Total sales – which do not take into account shops opening and closing – were up one per cent, compared to a 1.8 per cent rise in December 2013, the slowest December growth since the start of the financial crisis in 2008, according to the British Retail Consortium-KPMG retail sales monitor.
“Extensive discounting disrupted the timing and rhythm of Christmas spending,” David McCorquodale, head of retail at KPMG, says.
“Between Black Friday and Boxing Day retailers and consumers engaged in a three-week dance, each waiting for the other to take the lead and, as a result, sales suffered.

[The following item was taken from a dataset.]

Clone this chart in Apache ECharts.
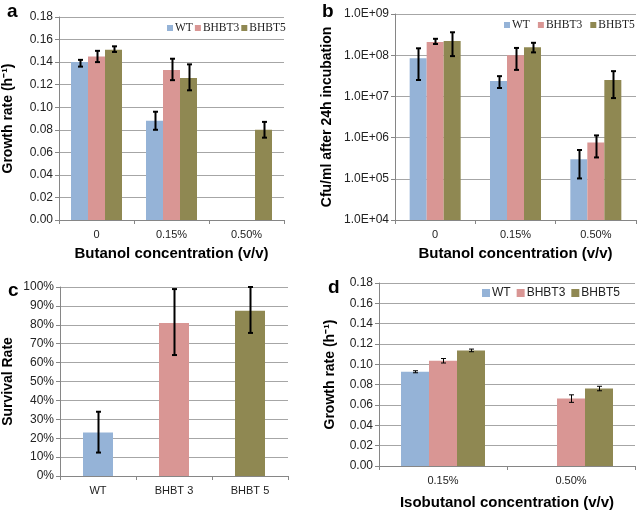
<!DOCTYPE html>
<html lang="en">
<head>
<meta charset="UTF-8">
<title>Butanol tolerance</title>
<script src="https://cdn.jsdelivr.net/npm/echarts@6/dist/echarts.min.js"></script>
<style>
html, body { margin: 0; padding: 0; background: #fff; }
#main { width: 638px; height: 511px; }
</style>
</head>
<body>
<div id="main"></div>
<script type="text/javascript">
var names = ['WT', 'BHBT3', 'BHBT5'];
var colors = ['#95b3d7', '#d99694', '#8f8852'];

/* a: growth rate, butanol */
var catA = ['0', '0.15%', '0.50%'];
var aWT = [0.140, 0.088, 0];
var aWTlo = [0.136, 0.080, null];
var aWThi = [0.142, 0.096, null];
var aB3 = [0.145, 0.133, 0];
var aB3lo = [0.140, 0.124, null];
var aB3hi = [0.150, 0.143, null];
var aB5 = [0.151, 0.126, 0.080];
var aB5lo = [0.149, 0.115, 0.073];
var aB5hi = [0.154, 0.138, 0.087];

/* b: cfu/ml after 24h, log axis */
var catB = ['0', '0.15%', '0.50%'];
var bWT = [8.4e7, 2.35e7, 3.0e5];
var bWTlo = [2.5e7, 1.6e7, 1.02e5];
var bWThi = [1.47e8, 3.1e7, 5.0e5];
var bB3 = [2.1e8, 1.0e8, 7.6e5];
var bB3lo = [1.87e8, 4.4e7, 3.3e5];
var bB3hi = [2.5e8, 1.5e8, 1.13e6];
var bB5 = [2.2e8, 1.55e8, 2.5e7];
var bB5lo = [9.5e7, 1.17e8, 9.1e6];
var bB5hi = [3.6e8, 2.0e8, 4.1e7];

/* c: survival rate */
var catC = ['WT', 'BHBT 3', 'BHBT 5'];
var cVal = [0.23, 0.81, 0.875];
var cLo = [0.124, 0.64, 0.757];
var cHi = [0.34, 0.989, 1.0];

/* d: growth rate, isobutanol */
var catD = ['0.15%', '0.50%'];
var dWT = [0.0927, 0];
var dWTlo = [0.0917, null];
var dWThi = [0.0937, null];
var dB3 = [0.1035, 0.0663];
var dB3lo = [0.1013, 0.0626];
var dB3hi = [0.1057, 0.0700];
var dB5 = [0.1137, 0.0762];
var dB5lo = [0.1124, 0.0740];
var dB5hi = [0.1150, 0.0784];

var myChart = echarts.init(document.getElementById('main'));

var sans = 'Liberation Sans, Arial, sans-serif';
var serif = 'Liberation Serif, Times New Roman, serif';

// rows of [category, low, high, seriesIndex] for the error bars
function errRows(los, his) {
    var rows = [];
    for (var s = 0; s < los.length; s++) {
        for (var i = 0; i < los[s].length; i++) {
            if (los[s][i] != null) rows.push([i, los[s][i], his[s][i], s]);
        }
    }
    return rows;
}

function errSeries(xi, yi, rows, n, barW, cap, lw) {
    return {
        type: 'custom',
        xAxisIndex: xi,
        yAxisIndex: yi,
        z: 5,
        silent: true,
        data: rows,
        renderItem: function (params, api) {
            var lo = api.coord([api.value(0), api.value(1)]);
            var hi = api.coord([api.value(0), api.value(2)]);
            var x = Math.round(lo[0] + (api.value(3) - (n - 1) / 2) * barW) + 0.5;
            var st = { stroke: '#000', lineWidth: lw };
            return {
                type: 'group',
                children: [
                    { type: 'line', shape: { x1: x, y1: hi[1], x2: x, y2: lo[1] }, style: st },
                    { type: 'line', shape: { x1: x - cap, y1: hi[1], x2: x + cap, y2: hi[1] }, style: st },
                    { type: 'line', shape: { x1: x - cap, y1: lo[1], x2: x + cap, y2: lo[1] }, style: st }
                ]
            };
        }
    };
}

function barSeries(name, xi, yi, data, color, w) {
    return {
        name: name,
        type: 'bar',
        xAxisIndex: xi,
        yAxisIndex: yi,
        data: data,
        barWidth: w,
        barGap: '0%',
        itemStyle: { color: color }
    };
}

function catAxis(gi, data, name, gap) {
    return {
        type: 'category',
        gridIndex: gi,
        data: data,
        name: name,
        nameLocation: 'middle',
        nameGap: gap,
        nameTextStyle: { fontFamily: sans, fontWeight: 'bold', fontSize: 15, color: '#000' },
        axisLine: { lineStyle: { color: '#868686', width: 1 } },
        axisTick: { show: true, length: 4, lineStyle: { color: '#868686' } },
        axisLabel: { fontFamily: sans, fontSize: 11, color: '#222', margin: 9 }
    };
}

function valAxis(gi, name, gap, opts) {
    var ax = {
        type: 'value',
        gridIndex: gi,
        name: name,
        nameLocation: 'middle',
        nameGap: gap,
        nameTextStyle: { fontFamily: sans, fontWeight: 'bold', fontSize: 14, color: '#000' },
        axisLine: { show: true, lineStyle: { color: '#868686', width: 1 } },
        axisTick: { show: true, length: 4, lineStyle: { color: '#868686' } },
        splitLine: { lineStyle: { color: '#a6a6a6', width: 1 } }
    };
    for (var k in opts) ax[k] = opts[k];
    return ax;
}

function tickLabel(fmt) {
    return { fontFamily: sans, fontSize: 12, color: '#222', margin: 6, formatter: fmt };
}

var letterStyle = { fontFamily: sans, fontWeight: 'bold', fontSize: 19, color: '#000' };

myChart.setOption({
    animation: false,
    title: [
        { text: 'a', left: 2, top: -3, textStyle: letterStyle },
        { text: 'b', left: 317, top: -3, textStyle: letterStyle },
        { text: 'c', left: 3, top: 276, textStyle: letterStyle },
        { text: 'd', left: 323, top: 273, textStyle: letterStyle }
    ],
    legend: [
        {
            data: names, left: 167, top: 22, padding: 0,
            itemWidth: 6, itemHeight: 6, itemGap: 2, icon: 'rect',
            textStyle: { fontFamily: serif, fontSize: 11.5, color: '#222', padding: [0, 0, 0, -3] }
        },
        {
            data: names, left: 504, top: 19, padding: 0,
            itemWidth: 6, itemHeight: 6, itemGap: 8, icon: 'rect',
            textStyle: { fontFamily: serif, fontSize: 11.5, color: '#222', padding: [0, 0, 0, -3] }
        },
        {
            data: names, left: 482, top: 287, padding: 0,
            itemWidth: 8, itemHeight: 8, itemGap: 6, icon: 'rect',
            textStyle: { fontFamily: sans, fontSize: 12, color: '#222', padding: [0, 0, 0, -3] }
        }
    ],
    grid: [
        { left: 56, top: 17, width: 228, height: 203 },
        { left: 395, top: 14, width: 241, height: 206 },
        { left: 56, top: 287, width: 232, height: 189 },
        { left: 379, top: 283, width: 256, height: 189 }
    ],
    xAxis: [
        catAxis(0, catA, 'Butanol concentration (v/v)', 26),
        catAxis(1, catB, 'Butanol concentration (v/v)', 26),
        catAxis(2, catC, '', 26),
        catAxis(3, catD, 'Isobutanol concentration (v/v)', 29)
    ],
    yAxis: [
        valAxis(0, 'Growth rate (h\u207b\u00b9)', 44, {
            min: 0, max: 0.18, interval: 0.02,
            axisLabel: tickLabel(function (v) { return v.toFixed(2); })
        }),
        valAxis(1, 'Cfu/ml after 24h incubation', 61, {
            type: 'log', logBase: 10, min: 1e4, max: 1e9,
            axisLabel: tickLabel(function (v) {
                return '1.0E+' + String(Math.round(Math.log10(v))).padStart(2, '0');
            })
        }),
        valAxis(2, 'Survival Rate', 45, {
            min: 0, max: 1, interval: 0.1,
            axisLabel: tickLabel(function (v) { return Math.round(v * 100) + '%'; })
        }),
        valAxis(3, 'Growth rate (h\u207b\u00b9)', 42, {
            min: 0, max: 0.18, interval: 0.02,
            axisLabel: tickLabel(function (v) { return v.toFixed(2); })
        })
    ],
    series: [
        barSeries('WT', 0, 0, aWT, colors[0], 17),
        barSeries('BHBT3', 0, 0, aB3, colors[1], 17),
        barSeries('BHBT5', 0, 0, aB5, colors[2], 17),
        errSeries(0, 0, errRows([aWTlo, aB3lo, aB5lo], [aWThi, aB3hi, aB5hi]), 3, 17, 2.5, 2),

        barSeries('WT', 1, 1, bWT, colors[0], 17),
        barSeries('BHBT3', 1, 1, bB3, colors[1], 17),
        barSeries('BHBT5', 1, 1, bB5, colors[2], 17),
        errSeries(1, 1, errRows([bWTlo, bB3lo, bB5lo], [bWThi, bB3hi, bB5hi]), 3, 17, 2.5, 2),

        {
            type: 'bar', xAxisIndex: 2, yAxisIndex: 2, barWidth: 30,
            data: cVal.map(function (v, i) { return { value: v, itemStyle: { color: colors[i] } }; })
        },
        errSeries(2, 2, errRows([cLo], [cHi]), 1, 0, 2.5, 2),

        barSeries('WT', 3, 3, dWT, colors[0], 28),
        barSeries('BHBT3', 3, 3, dB3, colors[1], 28),
        barSeries('BHBT5', 3, 3, dB5, colors[2], 28),
        errSeries(3, 3, errRows([dWTlo, dB3lo, dB5lo], [dWThi, dB3hi, dB5hi]), 3, 28, 2.5, 1)
    ]
});
</script>
</body>
</html>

“It’s now clear that Black Friday did pull festive sales forward into November and this created a challenging lull in spending, with consumers waiting for future bargains.
“This situation did not reverse until the week of Christmas.
“The launch of Boxing Day sales mixed with new season full price stock saw some phenomenal spending, with fashion retailers achieving double digit growth.
“This difficult stop/start sales environment has been undoubtedly challenging, but most retailers have managed to achieve a flat, but respectable, sales performance this Christmas – time will tell on margins.”
2015 is likely to bring more of the same, McCorquodale says: “The big four grocers have already signalled they will cut prices to secure sales.
“Non-food retailers will fare better, but while consumer confidence remains fragile, these too are vulnerable to shocks, be they political or economic.”